* [TO BE DONE]:
Identify and reproduce every line holding the string "chart".

Records with drawing code

○ ○ ○ ○ ○ ○ ○

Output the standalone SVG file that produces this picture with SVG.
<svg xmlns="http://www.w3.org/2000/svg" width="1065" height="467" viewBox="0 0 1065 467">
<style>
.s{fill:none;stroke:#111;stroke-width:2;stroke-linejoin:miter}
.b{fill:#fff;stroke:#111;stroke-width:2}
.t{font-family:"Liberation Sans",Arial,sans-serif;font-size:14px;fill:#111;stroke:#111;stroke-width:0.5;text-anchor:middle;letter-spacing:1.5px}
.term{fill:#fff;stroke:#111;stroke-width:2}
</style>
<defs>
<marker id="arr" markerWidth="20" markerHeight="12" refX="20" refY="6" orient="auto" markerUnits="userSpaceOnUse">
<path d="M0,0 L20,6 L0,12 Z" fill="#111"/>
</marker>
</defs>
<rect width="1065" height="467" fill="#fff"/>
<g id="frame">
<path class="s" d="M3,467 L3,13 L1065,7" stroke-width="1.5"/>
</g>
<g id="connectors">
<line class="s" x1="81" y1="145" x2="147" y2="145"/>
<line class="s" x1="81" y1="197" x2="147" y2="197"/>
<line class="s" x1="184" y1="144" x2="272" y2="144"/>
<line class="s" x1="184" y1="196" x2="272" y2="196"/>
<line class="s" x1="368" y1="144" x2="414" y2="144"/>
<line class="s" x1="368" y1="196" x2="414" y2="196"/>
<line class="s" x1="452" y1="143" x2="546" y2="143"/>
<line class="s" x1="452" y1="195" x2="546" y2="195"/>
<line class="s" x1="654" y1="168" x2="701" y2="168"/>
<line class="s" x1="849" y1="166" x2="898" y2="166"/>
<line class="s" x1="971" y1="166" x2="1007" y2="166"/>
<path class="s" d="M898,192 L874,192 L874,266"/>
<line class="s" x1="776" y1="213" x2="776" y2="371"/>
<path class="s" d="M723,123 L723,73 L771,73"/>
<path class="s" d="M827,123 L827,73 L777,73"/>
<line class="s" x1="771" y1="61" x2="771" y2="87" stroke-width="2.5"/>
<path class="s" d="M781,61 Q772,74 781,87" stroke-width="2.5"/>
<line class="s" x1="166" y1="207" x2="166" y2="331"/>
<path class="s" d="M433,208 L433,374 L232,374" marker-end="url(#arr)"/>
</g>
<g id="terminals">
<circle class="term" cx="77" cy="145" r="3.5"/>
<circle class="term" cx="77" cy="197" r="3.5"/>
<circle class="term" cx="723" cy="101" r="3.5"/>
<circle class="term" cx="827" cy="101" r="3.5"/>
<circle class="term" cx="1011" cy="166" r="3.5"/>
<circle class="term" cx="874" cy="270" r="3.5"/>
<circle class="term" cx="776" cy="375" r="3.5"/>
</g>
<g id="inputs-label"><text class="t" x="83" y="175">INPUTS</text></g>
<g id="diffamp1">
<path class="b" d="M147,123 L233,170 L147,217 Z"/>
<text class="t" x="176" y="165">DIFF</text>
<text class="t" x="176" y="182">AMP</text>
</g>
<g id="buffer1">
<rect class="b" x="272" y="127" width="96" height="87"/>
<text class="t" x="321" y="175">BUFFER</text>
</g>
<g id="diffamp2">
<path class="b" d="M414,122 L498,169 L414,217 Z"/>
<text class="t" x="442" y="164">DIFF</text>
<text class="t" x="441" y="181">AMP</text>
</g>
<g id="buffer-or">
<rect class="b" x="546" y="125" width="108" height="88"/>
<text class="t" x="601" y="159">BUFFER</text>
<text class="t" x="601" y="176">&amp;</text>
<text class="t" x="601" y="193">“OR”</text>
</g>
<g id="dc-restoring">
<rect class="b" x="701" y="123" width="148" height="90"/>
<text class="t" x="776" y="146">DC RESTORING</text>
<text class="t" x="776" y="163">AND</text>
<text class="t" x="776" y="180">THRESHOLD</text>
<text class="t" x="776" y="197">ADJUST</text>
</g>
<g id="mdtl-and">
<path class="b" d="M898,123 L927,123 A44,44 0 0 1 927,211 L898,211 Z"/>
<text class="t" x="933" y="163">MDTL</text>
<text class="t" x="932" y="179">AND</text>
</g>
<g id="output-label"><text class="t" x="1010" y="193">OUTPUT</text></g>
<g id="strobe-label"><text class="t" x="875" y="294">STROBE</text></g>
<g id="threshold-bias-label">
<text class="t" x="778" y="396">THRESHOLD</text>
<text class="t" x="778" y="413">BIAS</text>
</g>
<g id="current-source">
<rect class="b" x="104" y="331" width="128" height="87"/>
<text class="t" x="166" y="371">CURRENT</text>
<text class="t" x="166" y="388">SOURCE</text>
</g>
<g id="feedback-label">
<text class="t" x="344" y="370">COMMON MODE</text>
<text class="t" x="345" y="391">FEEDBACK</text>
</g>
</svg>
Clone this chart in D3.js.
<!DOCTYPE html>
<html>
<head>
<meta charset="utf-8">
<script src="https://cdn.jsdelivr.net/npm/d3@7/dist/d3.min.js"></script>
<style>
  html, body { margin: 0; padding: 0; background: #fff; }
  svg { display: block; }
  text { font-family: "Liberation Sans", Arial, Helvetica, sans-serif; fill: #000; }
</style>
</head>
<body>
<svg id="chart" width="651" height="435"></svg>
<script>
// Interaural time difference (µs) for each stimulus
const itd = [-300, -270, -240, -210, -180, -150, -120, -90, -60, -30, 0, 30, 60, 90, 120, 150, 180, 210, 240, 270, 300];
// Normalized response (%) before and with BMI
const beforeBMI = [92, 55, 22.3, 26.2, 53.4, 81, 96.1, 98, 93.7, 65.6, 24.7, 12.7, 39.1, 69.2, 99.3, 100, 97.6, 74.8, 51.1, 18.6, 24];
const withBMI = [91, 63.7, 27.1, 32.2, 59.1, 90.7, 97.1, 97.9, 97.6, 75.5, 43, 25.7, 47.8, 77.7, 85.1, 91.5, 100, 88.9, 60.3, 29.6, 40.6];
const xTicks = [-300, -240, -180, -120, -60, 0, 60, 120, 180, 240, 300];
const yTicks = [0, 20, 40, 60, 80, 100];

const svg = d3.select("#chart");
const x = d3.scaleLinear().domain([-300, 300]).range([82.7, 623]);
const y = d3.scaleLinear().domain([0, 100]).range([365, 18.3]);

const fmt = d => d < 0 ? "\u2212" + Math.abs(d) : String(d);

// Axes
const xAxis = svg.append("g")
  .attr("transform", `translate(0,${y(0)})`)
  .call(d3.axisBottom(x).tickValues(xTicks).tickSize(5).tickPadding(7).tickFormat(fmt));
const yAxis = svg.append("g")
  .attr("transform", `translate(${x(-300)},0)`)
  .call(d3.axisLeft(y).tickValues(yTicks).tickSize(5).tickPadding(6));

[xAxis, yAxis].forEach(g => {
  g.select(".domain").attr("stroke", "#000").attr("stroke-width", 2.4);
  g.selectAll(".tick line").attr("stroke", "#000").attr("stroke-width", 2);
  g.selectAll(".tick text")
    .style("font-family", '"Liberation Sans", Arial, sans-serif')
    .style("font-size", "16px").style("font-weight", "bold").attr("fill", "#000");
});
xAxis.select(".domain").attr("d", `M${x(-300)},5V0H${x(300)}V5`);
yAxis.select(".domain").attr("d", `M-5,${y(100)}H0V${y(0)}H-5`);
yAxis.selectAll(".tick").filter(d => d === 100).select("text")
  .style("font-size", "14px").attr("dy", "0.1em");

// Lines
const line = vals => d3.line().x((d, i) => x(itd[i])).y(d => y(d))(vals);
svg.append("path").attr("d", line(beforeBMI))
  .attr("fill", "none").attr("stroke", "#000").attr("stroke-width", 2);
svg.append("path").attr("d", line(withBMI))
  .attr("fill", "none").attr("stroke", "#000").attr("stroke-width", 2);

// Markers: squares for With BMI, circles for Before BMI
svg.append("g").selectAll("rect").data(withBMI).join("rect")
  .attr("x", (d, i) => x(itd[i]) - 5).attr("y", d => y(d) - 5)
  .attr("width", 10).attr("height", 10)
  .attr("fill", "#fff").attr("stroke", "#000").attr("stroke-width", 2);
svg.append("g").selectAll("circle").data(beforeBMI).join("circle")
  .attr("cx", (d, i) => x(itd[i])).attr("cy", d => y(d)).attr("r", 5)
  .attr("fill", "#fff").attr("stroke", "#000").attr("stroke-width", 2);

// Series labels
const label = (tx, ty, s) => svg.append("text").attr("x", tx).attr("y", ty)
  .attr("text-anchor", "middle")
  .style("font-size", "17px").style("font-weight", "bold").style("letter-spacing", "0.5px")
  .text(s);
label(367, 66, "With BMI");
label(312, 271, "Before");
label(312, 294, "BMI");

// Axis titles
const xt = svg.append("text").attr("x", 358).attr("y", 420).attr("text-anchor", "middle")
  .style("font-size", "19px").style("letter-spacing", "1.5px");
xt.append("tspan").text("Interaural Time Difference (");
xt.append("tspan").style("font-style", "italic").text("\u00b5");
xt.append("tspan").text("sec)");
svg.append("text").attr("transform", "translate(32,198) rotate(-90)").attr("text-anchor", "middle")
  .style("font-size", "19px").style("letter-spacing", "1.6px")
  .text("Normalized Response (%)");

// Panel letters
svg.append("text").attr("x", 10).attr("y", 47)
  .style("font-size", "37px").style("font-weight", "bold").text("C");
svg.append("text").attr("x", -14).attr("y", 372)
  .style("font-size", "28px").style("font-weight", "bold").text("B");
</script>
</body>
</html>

○ ○ ○ ○ ○ ○ ○

* [ANSWER FOR THIS EXERCISE]:
Clone this chart in D3.js.
<svg id="chart" width="651" height="435"></svg>
const svg = d3.select("#chart");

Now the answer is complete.